The country shouldn't shirk its responsibility to work toward elimination of educational disparities that make the consideration of race in admissions necessary, attorney Maureen Mahoney said in a speech at U-M. If citizens don't take the initiative, the Supreme Court of the United States might not be willing to give affirmative action another 25 years, as it did after the 1978 Bakke decision, she said.

Maureen Mahoney (Photo by Martin Vloet, U-M Photo Services)

In its landmark decision last summer, the court upheld the right of universities to consider race as a factor in admissions procedures in order to achieve a diverse student body. But Americans should find solutions to the education of students of all races and backgrounds, whether it involves tutoring or implementing school vouchers at the early education levels, Mahoney said.

"We shouldn't just be standing around drinking champagne," said Mahoney, who argued the University's case before the Supreme Court in Grutter v. Bollinger, which challenged the use of affirmative action in the Law School's admission policies. "There's a lot of work to be done."

Mahoney reflected on the case and her life during the Mullin Welch Lecture Oct. 22 at the Power Center for the Performing Arts. The lecture was coordinated by the Center for the Education of Women.

"We shouldn't just be standing around drinking champagne." —Maureen Mahoney

As a result of the court's decision in Gratz v. Bollinger, the University changed its admissions policy for LSA. Formerly, the process awarded 20 points on a 150-point scale to students from under-represented minority groups. The new system, implemented in August, does not use points, but uses a whole-file review and evaluates essay questions to obtain more information about a student's background, personal achievement and ways in which the student may contribute to campus diversity.

"We hope it will create an even better class than we had before," says Jonathan Alger, assistant general counsel.

The University's main focus was implementing policies and procedures that comply with the court's ruling. This "work in progress" will be reviewed throughout its first year, Alger says.

Many colleges will monitor what happens at the University as they tinker with their own policies. In fact, some college officials nationwide fear that the Supreme Court may have opened the door for new legal assaults on race-exclusive scholarships and financial aid programs, according to a recent Chronicle of Higher Education article.

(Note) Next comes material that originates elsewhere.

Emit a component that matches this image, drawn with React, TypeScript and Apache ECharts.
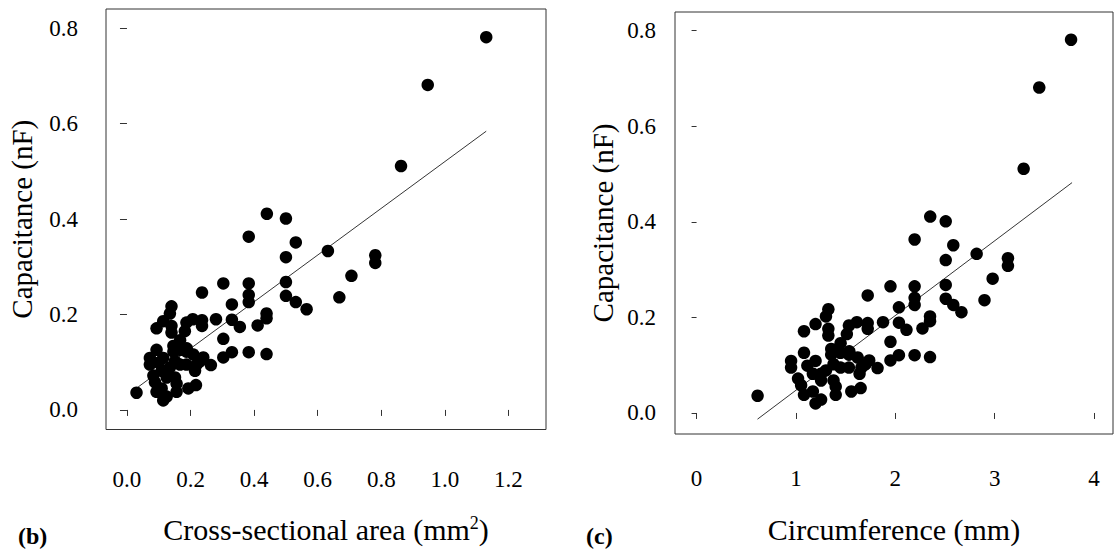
import React, { useEffect, useRef } from "react";
import * as echarts from "echarts";

// Capacitance (nF), shared by both panels
const capacitance = [
  0.411, 0.401, 0.363, 0.351, 0.333, 0.324, 0.308, 0.320, 0.281, 0.246,
  0.265, 0.265, 0.241, 0.226, 0.268, 0.239, 0.226, 0.211, 0.236, 0.221,
  0.202, 0.192, 0.189, 0.174, 0.177, 0.190, 0.149, 0.121, 0.117, 0.121,
  0.110, 0.094, 0.176, 0.188, 0.190, 0.165, 0.183, 0.217, 0.202, 0.186,
  0.171, 0.176, 0.162, 0.126, 0.109, 0.095, 0.072, 0.058, 0.038, 0.020,
  0.028, 0.038, 0.045, 0.052, 0.036, 0.068, 0.068, 0.089, 0.102, 0.122,
  0.134, 0.126, 0.122, 0.116, 0.095, 0.110, 0.082, 0.095, 0.095, 0.109,
  0.099, 0.082, 0.055, 0.082, 0.681, 0.511, 0.781, 0.146, 0.129, 0.102,
  0.045,
];

// Cross-sectional area (mm^2), panel (b)
const crossArea = [
  0.440, 0.500, 0.383, 0.531, 0.632, 0.781, 0.781, 0.500, 0.706, 0.236,
  0.303, 0.383, 0.383, 0.383, 0.500, 0.500, 0.531, 0.565, 0.668, 0.330,
  0.439, 0.439, 0.330, 0.355, 0.411, 0.280, 0.303, 0.383, 0.439, 0.330,
  0.303, 0.264, 0.236, 0.236, 0.207, 0.182, 0.187, 0.140, 0.135, 0.114,
  0.093, 0.140, 0.140, 0.093, 0.072, 0.072, 0.083, 0.088, 0.093, 0.114,
  0.125, 0.156, 0.193, 0.217, 0.030, 0.125, 0.151, 0.135, 0.151, 0.146,
  0.146, 0.167, 0.187, 0.209, 0.219, 0.240, 0.214, 0.187, 0.167, 0.114,
  0.099, 0.125, 0.156, 0.109, 0.946, 0.862, 1.130, 0.167, 0.188, 0.230,
  0.109,
];

// Circumference (mm), panel (c)
const circumference = [
  2.351, 2.507, 2.194, 2.583, 2.818, 3.133, 3.133, 2.507, 2.979, 1.722,
  1.951, 2.194, 2.194, 2.194, 2.507, 2.507, 2.583, 2.665, 2.897, 2.036,
  2.349, 2.349, 2.036, 2.112, 2.273, 1.876, 1.951, 2.194, 2.349, 2.036,
  1.951, 1.821, 1.722, 1.722, 1.613, 1.512, 1.533, 1.326, 1.302, 1.197,
  1.081, 1.326, 1.326, 1.081, 0.951, 0.951, 1.021, 1.052, 1.081, 1.197,
  1.253, 1.400, 1.557, 1.651, 0.614, 1.253, 1.378, 1.302, 1.378, 1.355,
  1.355, 1.449, 1.533, 1.621, 1.659, 1.737, 1.640, 1.533, 1.449, 1.197,
  1.115, 1.253, 1.400, 1.170, 3.448, 3.291, 3.768, 1.449, 1.537, 1.700,
  1.170,
];

// Regression lines: [x, y] endpoints
const fitAreaX = [0.035, 1.13];
const fitAreaY = [0.048, 0.584];
const fitCircX = [0.613, 3.778];
const fitCircY = [-0.013, 0.482];

// Tick values
const areaTicks = [0, 0.2, 0.4, 0.6, 0.8, 1.0, 1.2];
const circTicks = [0, 1, 2, 3, 4];
const capTicks = [0, 0.2, 0.4, 0.6, 0.8];

const FONT = "Liberation Serif";

export default function App() {
  const ref = useRef<HTMLDivElement>(null);

  useEffect(() => {
    if (!ref.current) return;
    const chart = echarts.init(ref.current, undefined, { renderer: "svg" });

    const tickStyle = { color: "#333", width: 1 };
    const labelBase = { fontFamily: FONT, fontSize: 23, color: "#000" };
    const nameBase = { fontFamily: FONT, fontSize: 29, color: "#000" };

    const xAxisCommon = (
      gridIndex: number,
      min: number,
      max: number,
      ticks: number[],
      fmt: (v: number) => string,
      name: string,
      nameGap: number,
      labelMargin: number,
      extraName: any
    ) => ({
      type: "value",
      gridIndex,
      min,
      max,
      name,
      nameLocation: "middle",
      nameGap,
      nameTextStyle: { ...nameBase, fontSize: 30, ...extraName },
      axisLine: { show: false },
      splitLine: { show: false },
      axisTick: { show: true, inside: false, length: 6, customValues: ticks, lineStyle: tickStyle },
      axisLabel: { ...labelBase, margin: labelMargin, customValues: ticks, formatter: fmt },
    });

    const yAxisCommon = (gridIndex: number, min: number, max: number, margin: number, nameGap: number, tickLen: number) => ({
      type: "value",
      gridIndex,
      min,
      max,
      name: "Capacitance (nF)",
      nameLocation: "middle",
      nameGap,
      nameTextStyle: nameBase,
      axisLine: { show: false },
      splitLine: { show: false },
      axisTick: { show: true, inside: false, length: tickLen, customValues: capTicks, lineStyle: tickStyle },
      axisLabel: { ...labelBase, margin, customValues: capTicks, formatter: (v: number) => v.toFixed(1) },
    });

    const pts = (xs: number[], ys: number[]) => xs.map((x, i) => [x, ys[i]]);

    chart.setOption({
      animation: false,
      backgroundColor: "#fff",
      grid: [
        { left: 106, top: 9, width: 440, height: 438, show: true, borderColor: "#333", borderWidth: 1, backgroundColor: "transparent" },
        { left: 675, top: 12, width: 438, height: 440, show: true, borderColor: "#333", borderWidth: 1, backgroundColor: "transparent" },
      ],
      xAxis: [
        xAxisCommon(0, -0.066, 1.318, areaTicks, (v: number) => v.toFixed(1), "Cross-sectional area (mm{sup|2})", 84, 38, {
          rich: {
            sup: { fontFamily: FONT, fontSize: 18, color: "#000", verticalAlign: "top", padding: [0, 0, 13, 0] },
          },
        }),
        xAxisCommon(1, -0.217, 4.19, circTicks, (v: number) => String(Math.round(v)), "Circumference (mm)", 80, 33, {}),
      ],
      yAxis: [
        yAxisCommon(0, -0.041, 0.84, 28, 70, 7),
        yAxisCommon(1, -0.044, 0.839, 19, 58, 5),
      ],
      series: [
        {
          type: "line",
          xAxisIndex: 0,
          yAxisIndex: 0,
          data: pts(fitAreaX, fitAreaY),
          symbol: "none",
          lineStyle: { color: "#000", width: 0.8 },
          z: 1,
        },
        {
          type: "scatter",
          xAxisIndex: 0,
          yAxisIndex: 0,
          data: pts(crossArea, capacitance),
          symbol: "circle",
          symbolSize: 12.5,
          itemStyle: { color: "#000", opacity: 1 },
          z: 2,
        },
        {
          type: "line",
          xAxisIndex: 1,
          yAxisIndex: 1,
          data: pts(fitCircX, fitCircY),
          symbol: "none",
          lineStyle: { color: "#000", width: 0.8 },
          z: 1,
        },
        {
          type: "scatter",
          xAxisIndex: 1,
          yAxisIndex: 1,
          data: pts(circumference, capacitance),
          symbol: "circle",
          symbolSize: 12.5,
          itemStyle: { color: "#000", opacity: 1 },
          z: 2,
        },
      ],
      graphic: [
        { type: "text", left: 18, top: 524, style: { text: "(b)", fontFamily: FONT, fontWeight: "bold", fontSize: 24, fill: "#000" } },
        { type: "text", left: 586, top: 524, style: { text: "(c)", fontFamily: FONT, fontWeight: "bold", fontSize: 24, fill: "#000" } },
      ],
    });

    return () => chart.dispose();
  }, []);

  return (
    <div
      ref={ref}
      style={{ position: "fixed", left: 0, top: 0, width: 1117, height: 549, background: "#fff" }}
    />
  );
}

Mahoney, a partner in the Washington office of Latham & Watkins, said the court left the door open for states to challenge affirmative action. This month, California residents voted against Proposition 54, which would have restricted state agencies from collecting racial and ethnic data.

As long as universities review and set policies regarding diversity in a careful way, "they won't run into a situation where the electorate tries to take the decision away from them," she said.